> DATASET SECTION
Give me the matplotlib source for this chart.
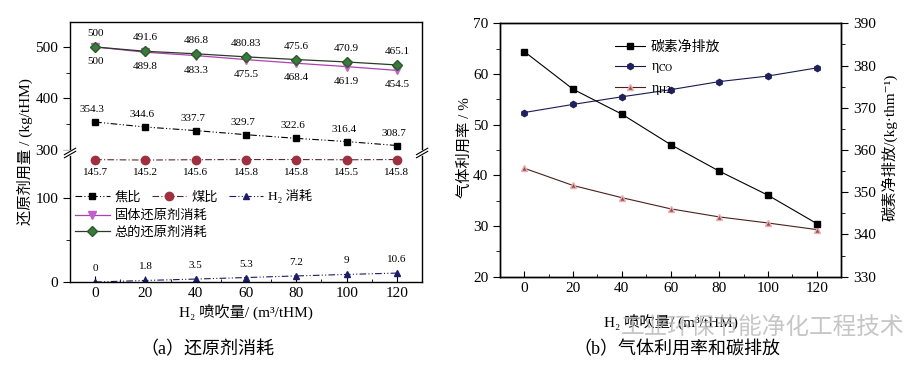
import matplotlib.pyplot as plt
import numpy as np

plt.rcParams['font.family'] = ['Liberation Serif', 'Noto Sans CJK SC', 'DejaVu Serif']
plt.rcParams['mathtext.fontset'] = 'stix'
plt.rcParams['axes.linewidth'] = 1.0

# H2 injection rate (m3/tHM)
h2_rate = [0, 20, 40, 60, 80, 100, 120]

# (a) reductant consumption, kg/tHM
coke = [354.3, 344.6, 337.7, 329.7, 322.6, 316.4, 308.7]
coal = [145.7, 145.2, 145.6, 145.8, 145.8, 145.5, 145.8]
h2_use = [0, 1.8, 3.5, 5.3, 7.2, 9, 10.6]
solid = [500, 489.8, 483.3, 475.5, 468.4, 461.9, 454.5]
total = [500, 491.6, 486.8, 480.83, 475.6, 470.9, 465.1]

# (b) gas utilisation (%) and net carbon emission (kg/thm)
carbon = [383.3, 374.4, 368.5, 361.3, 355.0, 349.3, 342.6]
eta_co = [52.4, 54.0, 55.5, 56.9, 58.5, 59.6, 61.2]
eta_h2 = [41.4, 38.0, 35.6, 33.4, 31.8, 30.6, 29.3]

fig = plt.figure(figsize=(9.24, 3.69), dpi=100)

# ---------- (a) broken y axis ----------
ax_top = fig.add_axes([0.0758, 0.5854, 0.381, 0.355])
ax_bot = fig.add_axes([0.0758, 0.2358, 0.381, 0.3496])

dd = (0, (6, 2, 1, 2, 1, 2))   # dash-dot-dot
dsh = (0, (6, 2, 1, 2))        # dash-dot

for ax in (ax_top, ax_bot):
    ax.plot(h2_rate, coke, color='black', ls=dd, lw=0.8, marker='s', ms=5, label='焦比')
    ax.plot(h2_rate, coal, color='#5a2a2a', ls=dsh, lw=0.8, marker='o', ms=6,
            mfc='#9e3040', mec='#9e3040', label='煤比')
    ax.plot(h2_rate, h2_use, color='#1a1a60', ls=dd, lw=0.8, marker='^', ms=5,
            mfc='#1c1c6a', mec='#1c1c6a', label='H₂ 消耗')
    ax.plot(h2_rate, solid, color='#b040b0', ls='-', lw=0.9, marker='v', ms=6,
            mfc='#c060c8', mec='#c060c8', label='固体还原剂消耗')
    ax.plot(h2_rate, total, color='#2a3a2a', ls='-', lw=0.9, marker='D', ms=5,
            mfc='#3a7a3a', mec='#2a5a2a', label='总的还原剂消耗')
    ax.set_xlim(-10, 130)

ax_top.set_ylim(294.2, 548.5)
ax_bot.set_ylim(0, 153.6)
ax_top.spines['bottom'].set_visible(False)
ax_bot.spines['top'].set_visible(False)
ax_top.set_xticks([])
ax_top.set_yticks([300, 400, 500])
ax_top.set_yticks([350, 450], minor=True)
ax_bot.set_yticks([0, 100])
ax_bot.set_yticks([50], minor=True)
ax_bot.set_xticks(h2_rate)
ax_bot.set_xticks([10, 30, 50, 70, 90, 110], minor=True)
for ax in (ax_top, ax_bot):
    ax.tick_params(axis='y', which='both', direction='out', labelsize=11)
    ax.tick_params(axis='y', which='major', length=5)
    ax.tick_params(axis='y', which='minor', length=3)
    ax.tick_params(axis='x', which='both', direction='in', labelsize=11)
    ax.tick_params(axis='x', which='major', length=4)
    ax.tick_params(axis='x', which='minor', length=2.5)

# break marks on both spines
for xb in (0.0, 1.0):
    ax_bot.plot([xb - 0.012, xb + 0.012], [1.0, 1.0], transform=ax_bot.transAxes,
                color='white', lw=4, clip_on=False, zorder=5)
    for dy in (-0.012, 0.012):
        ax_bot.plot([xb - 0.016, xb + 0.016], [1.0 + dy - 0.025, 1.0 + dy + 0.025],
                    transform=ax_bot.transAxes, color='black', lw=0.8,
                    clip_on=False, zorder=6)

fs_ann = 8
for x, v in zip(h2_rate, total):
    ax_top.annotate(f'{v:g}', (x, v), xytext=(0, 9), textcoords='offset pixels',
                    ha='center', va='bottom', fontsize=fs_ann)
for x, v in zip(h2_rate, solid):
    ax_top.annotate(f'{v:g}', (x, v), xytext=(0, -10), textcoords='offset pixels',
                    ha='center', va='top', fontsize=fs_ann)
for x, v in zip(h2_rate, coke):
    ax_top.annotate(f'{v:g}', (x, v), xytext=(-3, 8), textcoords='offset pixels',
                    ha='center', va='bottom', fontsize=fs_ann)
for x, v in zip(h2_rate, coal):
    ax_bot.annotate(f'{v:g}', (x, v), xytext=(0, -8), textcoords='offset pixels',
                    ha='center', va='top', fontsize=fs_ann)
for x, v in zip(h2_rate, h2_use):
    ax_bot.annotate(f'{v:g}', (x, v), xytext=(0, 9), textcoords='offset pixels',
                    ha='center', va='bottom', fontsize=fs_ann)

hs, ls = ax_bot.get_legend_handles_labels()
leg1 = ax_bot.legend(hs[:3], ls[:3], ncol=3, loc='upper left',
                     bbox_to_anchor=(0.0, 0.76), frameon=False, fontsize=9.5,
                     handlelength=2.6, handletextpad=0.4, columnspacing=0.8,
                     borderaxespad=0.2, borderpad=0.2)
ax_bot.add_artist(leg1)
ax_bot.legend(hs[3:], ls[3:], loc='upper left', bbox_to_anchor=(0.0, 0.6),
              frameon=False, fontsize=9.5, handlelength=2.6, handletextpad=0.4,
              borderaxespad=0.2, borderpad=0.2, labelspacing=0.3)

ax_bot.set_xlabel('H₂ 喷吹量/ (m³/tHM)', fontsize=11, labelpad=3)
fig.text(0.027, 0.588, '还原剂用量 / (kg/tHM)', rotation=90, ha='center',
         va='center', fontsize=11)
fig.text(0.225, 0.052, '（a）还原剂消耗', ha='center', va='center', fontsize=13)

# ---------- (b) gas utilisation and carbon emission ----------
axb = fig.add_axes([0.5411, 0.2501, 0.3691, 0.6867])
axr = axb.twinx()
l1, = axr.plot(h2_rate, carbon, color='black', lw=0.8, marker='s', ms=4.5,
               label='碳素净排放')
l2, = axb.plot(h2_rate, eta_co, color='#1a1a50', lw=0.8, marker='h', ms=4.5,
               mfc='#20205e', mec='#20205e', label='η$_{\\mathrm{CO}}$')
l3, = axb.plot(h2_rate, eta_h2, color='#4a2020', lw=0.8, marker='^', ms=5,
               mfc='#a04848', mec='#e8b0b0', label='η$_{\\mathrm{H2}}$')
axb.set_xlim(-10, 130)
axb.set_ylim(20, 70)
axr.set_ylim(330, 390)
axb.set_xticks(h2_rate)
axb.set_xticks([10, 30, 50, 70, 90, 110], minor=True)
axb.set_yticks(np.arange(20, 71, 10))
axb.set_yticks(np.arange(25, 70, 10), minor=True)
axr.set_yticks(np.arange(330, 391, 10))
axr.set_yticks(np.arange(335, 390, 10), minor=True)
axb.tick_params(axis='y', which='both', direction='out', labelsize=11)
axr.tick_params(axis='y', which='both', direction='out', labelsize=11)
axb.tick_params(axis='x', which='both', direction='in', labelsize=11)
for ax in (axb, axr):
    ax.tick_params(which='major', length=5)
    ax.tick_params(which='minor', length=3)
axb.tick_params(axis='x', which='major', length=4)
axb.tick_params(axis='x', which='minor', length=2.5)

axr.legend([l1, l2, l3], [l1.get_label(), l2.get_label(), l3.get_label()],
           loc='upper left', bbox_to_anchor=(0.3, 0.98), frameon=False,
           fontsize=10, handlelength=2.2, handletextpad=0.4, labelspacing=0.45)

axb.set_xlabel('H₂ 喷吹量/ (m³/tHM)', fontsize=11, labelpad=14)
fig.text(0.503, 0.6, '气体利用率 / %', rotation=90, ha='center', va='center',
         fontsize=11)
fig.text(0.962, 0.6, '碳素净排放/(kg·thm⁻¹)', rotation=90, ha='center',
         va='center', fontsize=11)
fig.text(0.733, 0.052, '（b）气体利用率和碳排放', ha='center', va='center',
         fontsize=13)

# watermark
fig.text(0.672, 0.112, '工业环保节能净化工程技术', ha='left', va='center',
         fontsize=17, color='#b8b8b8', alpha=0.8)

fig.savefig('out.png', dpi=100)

> WORK TO DO
Reproduce only the lines from the beginning of the data through the line that contains "dsh = (0, (6, 2, 1, 2))", both included, and please drop the pictures.

> OUTPUT FOR THIS EXERCISE
Give me the matplotlib source for this chart.
import matplotlib.pyplot as plt
import numpy as np

plt.rcParams['font.family'] = ['Liberation Serif', 'Noto Sans CJK SC', 'DejaVu Serif']
plt.rcParams['mathtext.fontset'] = 'stix'
plt.rcParams['axes.linewidth'] = 1.0

# H2 injection rate (m3/tHM)
h2_rate = [0, 20, 40, 60, 80, 100, 120]

# (a) reductant consumption, kg/tHM
coke = [354.3, 344.6, 337.7, 329.7, 322.6, 316.4, 308.7]
coal = [145.7, 145.2, 145.6, 145.8, 145.8, 145.5, 145.8]
h2_use = [0, 1.8, 3.5, 5.3, 7.2, 9, 10.6]
solid = [500, 489.8, 483.3, 475.5, 468.4, 461.9, 454.5]
total = [500, 491.6, 486.8, 480.83, 475.6, 470.9, 465.1]

# (b) gas utilisation (%) and net carbon emission (kg/thm)
carbon = [383.3, 374.4, 368.5, 361.3, 355.0, 349.3, 342.6]
eta_co = [52.4, 54.0, 55.5, 56.9, 58.5, 59.6, 61.2]
eta_h2 = [41.4, 38.0, 35.6, 33.4, 31.8, 30.6, 29.3]

fig = plt.figure(figsize=(9.24, 3.69), dpi=100)

# ---------- (a) broken y axis ----------
ax_top = fig.add_axes([0.0758, 0.5854, 0.381, 0.355])
ax_bot = fig.add_axes([0.0758, 0.2358, 0.381, 0.3496])

dd = (0, (6, 2, 1, 2, 1, 2))   # dash-dot-dot
dsh = (0, (6, 2, 1, 2))        # dash-dot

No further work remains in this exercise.